I don’t know what Jesus intends to happen with my manuscript. It could be months before I hear back from all the publishers my agent pitched. It might become a bestseller or not get published at all. I don’t know how Jesus is going to use this thing He asked me to write, but I do know He will use it. Because He called me to write it. Sometimes it feels so easy when Christ calls us to something new—the excitement, the possibilities, the novelty of it all. But somewhere in the midst of the work, of walking around our proverbial walls of Jericho the fifth time around we lose hope or worry. Jesus reminded me that He’s with me, that He didn’t ditch me mid-way through this project, that He knows exactly what’s going on, and just wanted to tell me no matter how things appear, He’s keeping doors open.
Yes, sometimes Jesus shuts doors—when they lead us the wrong way or to the wrong people or at the wrong time. If you’re uncertain if Jesus wants you to move forward or change lanes or turn around, ask Him, He’ll tell you. But when God calls us to something, when He sparks something in us, He brings it to completion. He wouldn’t pack you full of a talent, plop you in a certain place, introduce you to that person, or light you up with an idea, and then just stomp it out. No, our God finishes what He starts. Not just always how we imagine.

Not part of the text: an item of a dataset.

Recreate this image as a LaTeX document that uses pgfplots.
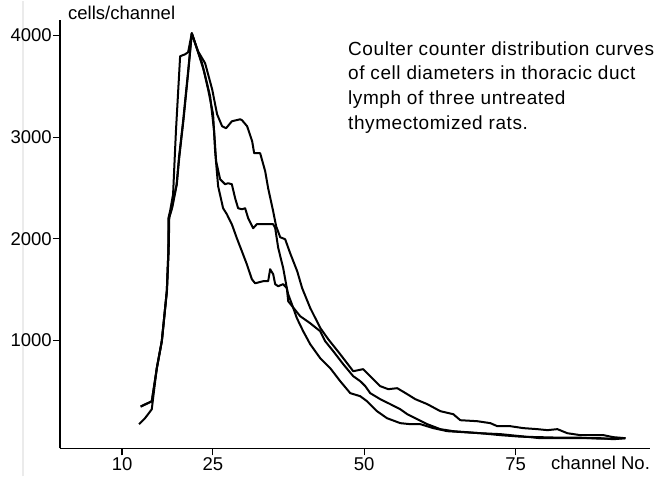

What has God asked you to do for Him? Are you believing the lies that it’s too hard, you’re not capable of seeing it through, or nobody likes your idea? Are you tired? Discouraged? Because nothing is too hard for Jesus. He’s capable of seeing any project through to the end. And if He gave you the idea, you’ll be hard pressed to find a bigger supporter. Trust Him and His call. And when the time is right, Jesus, like a perfect gentleman, will hold the right door, the one He’s been planning for you all along, wide open for you to walk through. I’m sure of it.